Goh, Evelyn, ed

Front CoverAbstract
Rising China has been reshaping world order for the last two decades, but this volume argues that we cannot accurately understand rising China’s global impacts without first investigating whether and how its growing power resources are translated into actual influence over other states’ choices and policies. Concentrating on the developing countries in East and South Asia, where the power asymmetry is greatest and China ought to have the biggest influence, it investigates China’s influence in bilateral relationships, and on key political actors from these countries within key issue areas and international institutions. Using an influence framework, the volume demonstrates how China tends to try to gain the support of smaller and weaker countries without forcing them to change their preferences or to act against their own interests.
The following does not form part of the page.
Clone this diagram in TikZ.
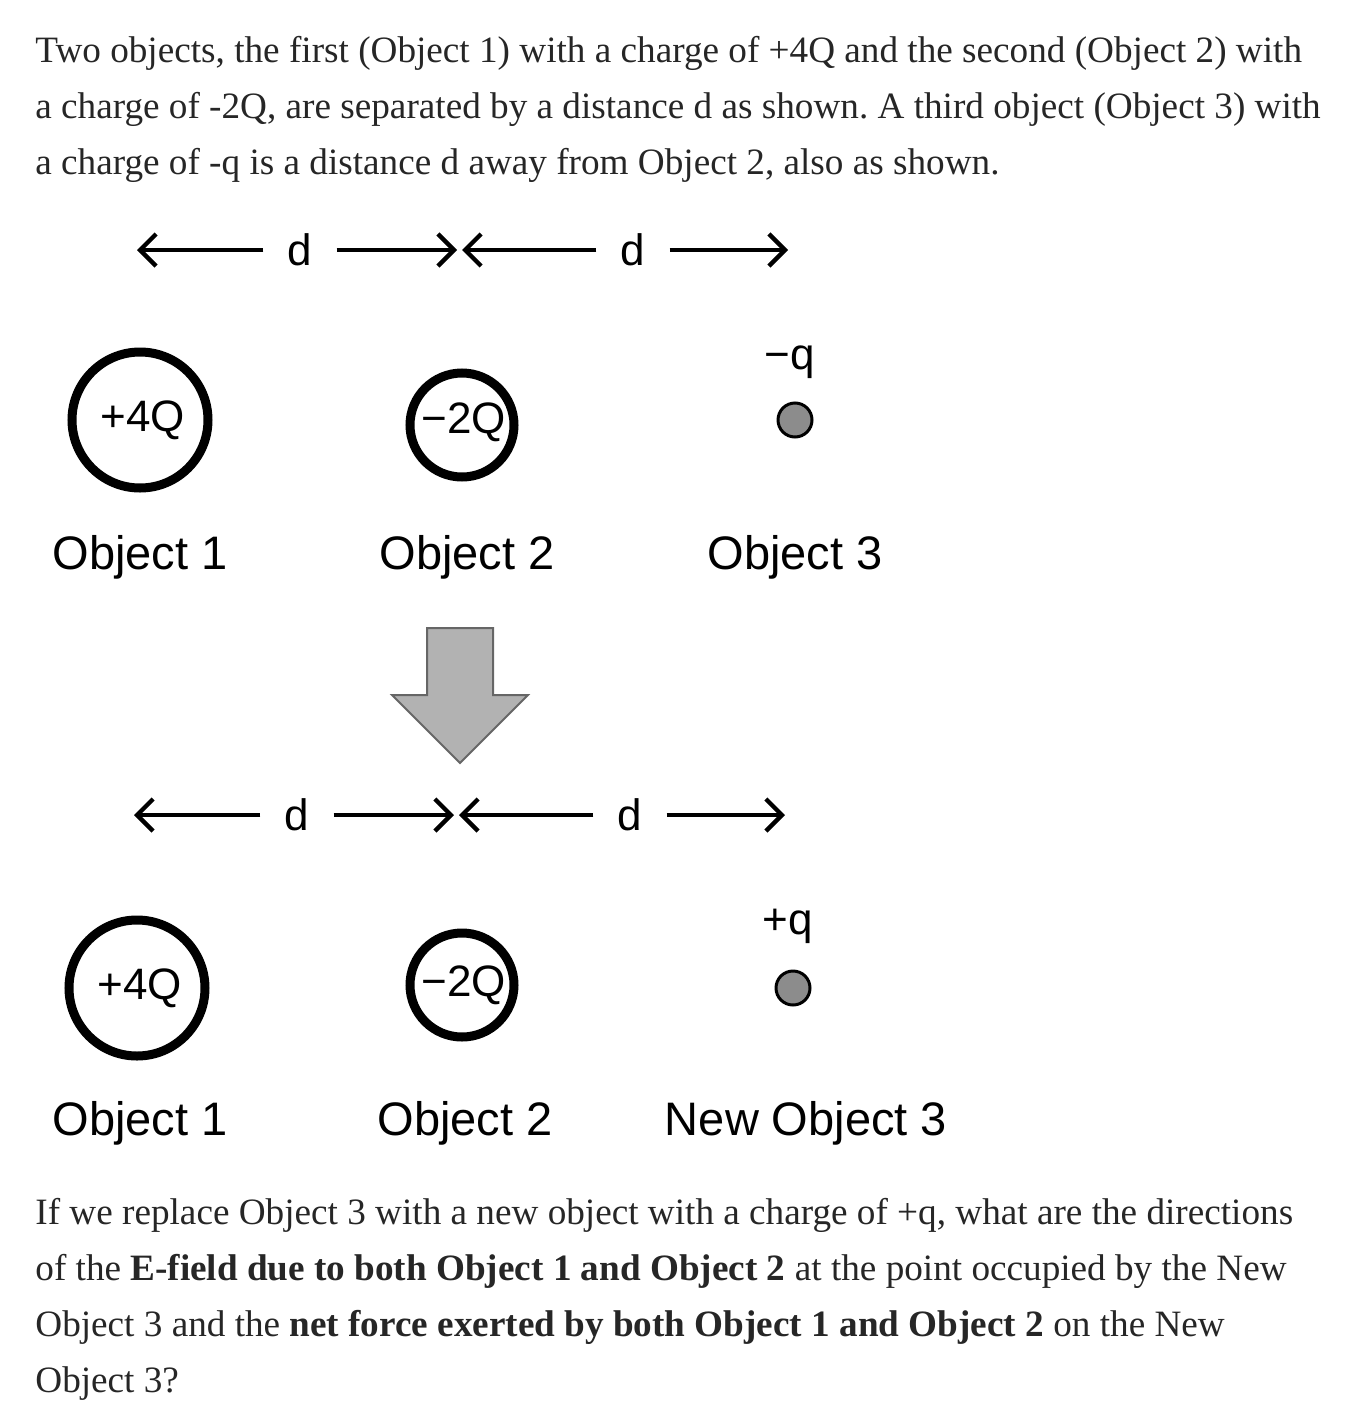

China does purposefully coerce, induce, or persuade others to behave in certain ways, but whether and the extent to which it succeeds is determined as much by the reactions, political context and decision-making processes of the target states, as it is by how skilfully Chinese actors deploy these tools. The contributors detail how China’s influence even over these weaker states does not result from easy applications of power; rather it tends to be mediated through the competing interests of target state actors, the imperatives of other existing security and economic relationships, and more complex strategic thinking than we might expect. The book’s findings carry lessons for conceptual refinement, as well as policy implications for those coping with China’s reshaping of international order.